Other organizations are getting in on the Antarctica Day celebrations as well. The Antarctic Youth Coalition in partnership with the Hobart City Council is hosting an Antarctica Day Festival with videos, quizzes and discussions in English and Spanish. The Polar Tourism Guide Association will have a live talk on using citizen science in education, and the UK Polar Network is organizing a virtual Antarctic trivia session.

3. Learn

A postcard of True South, flag of Antarctica.
Postcards are one way to connect with people in Antarctica.

If you're a parent, teacher, or anyone with a young person in their life, Antarctica Day is a great time to introduce them to some of the wonders of the continent. There are kid-friendly versions of the Antarctic Treaty available in several languages. The Australian Antarctic Division and the American Museum of Natural History have fantastic online teaching resources to fit just about any subject at a variety of learning levels. Miami University has more than a dozen downloadable lesson plans, complete with activity sheets and rubrics.

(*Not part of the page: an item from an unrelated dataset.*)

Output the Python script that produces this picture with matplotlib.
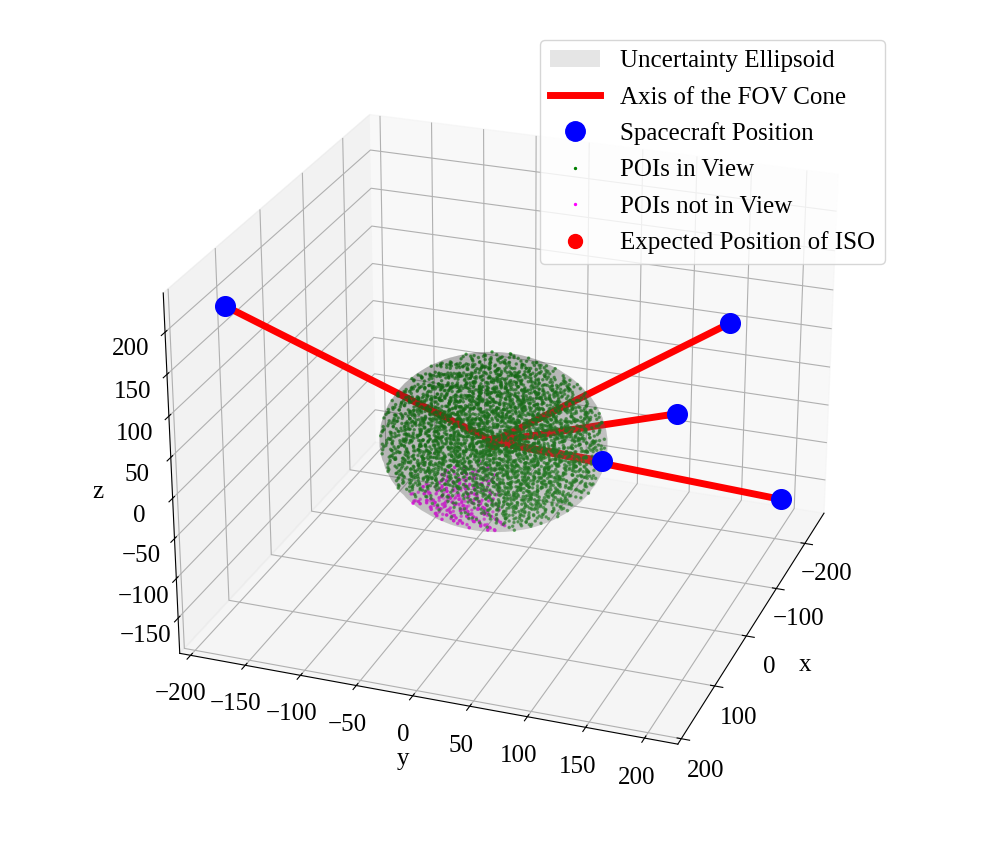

If you are an educator who would like to have a person in Antarctica participate in your lesson, reach out to us and we'll work to put you in touch with someone. Live video conferencing from Antarctica is difficult, but letter exchanges, phone calls, and prerecorded videos are all feasible.

4. Commit

Antarctica Day isn't just about celebrating Antarctica's past and present, it's also about working toward a better future for the continent. Antarctica Day is a great day to make a simple resolution to change your behavior in a way that reduces your environmental impact, such as committing to commuting by bike once a week. Big changes happen at a policy level, though, so you can also use this day to write to your representative and ask what they're doing to preserve Antarctica. (Click these links to find your representative in the UK, USA, Australia, New Zealand, or India)

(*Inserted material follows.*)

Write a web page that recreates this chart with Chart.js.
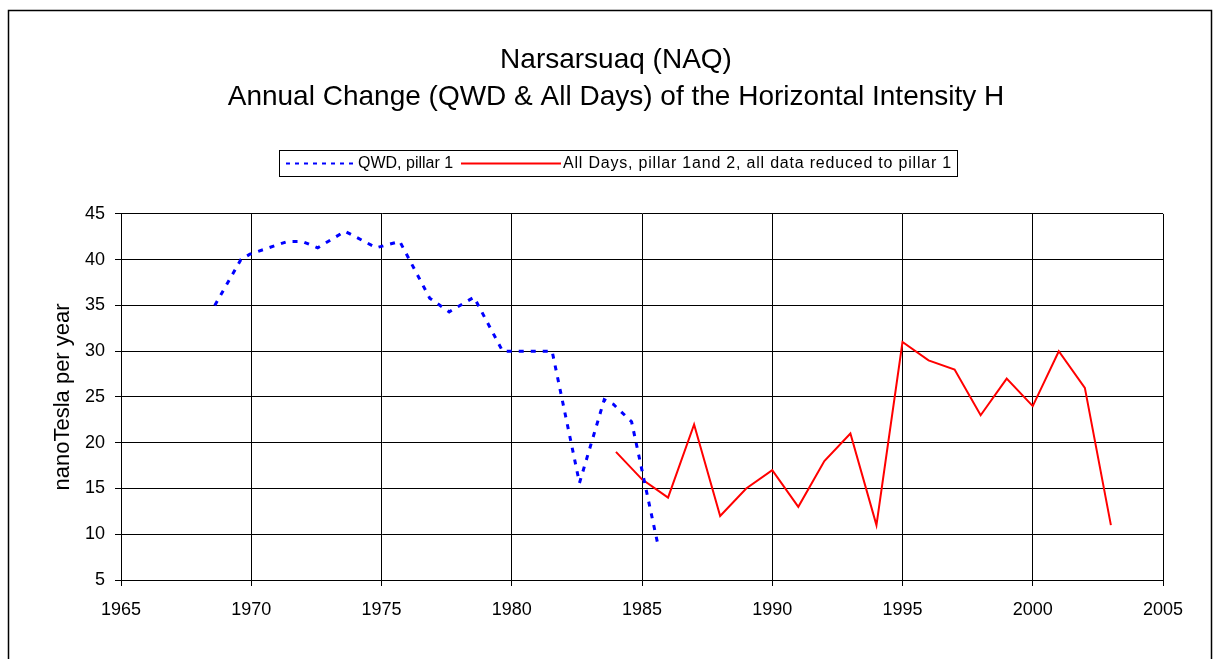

If you have the means to financially support conservation efforts, we suggest donating to the Antarctic and Southern Ocean Coalition, the only nonprofit with observer status in the Antarctic Treaty regime. If you have a specific Antarctic mission you'd like to support (whale conservation, for example), you can also donate to any of the individual coalition members.

Antarctica Day, like the continent itself, doesn't belong to a single person. You get to decide for yourself how you observe it, and the options don't end with this list. No matter what you choose to do, we hope you'll join us in celebrating this incredible place.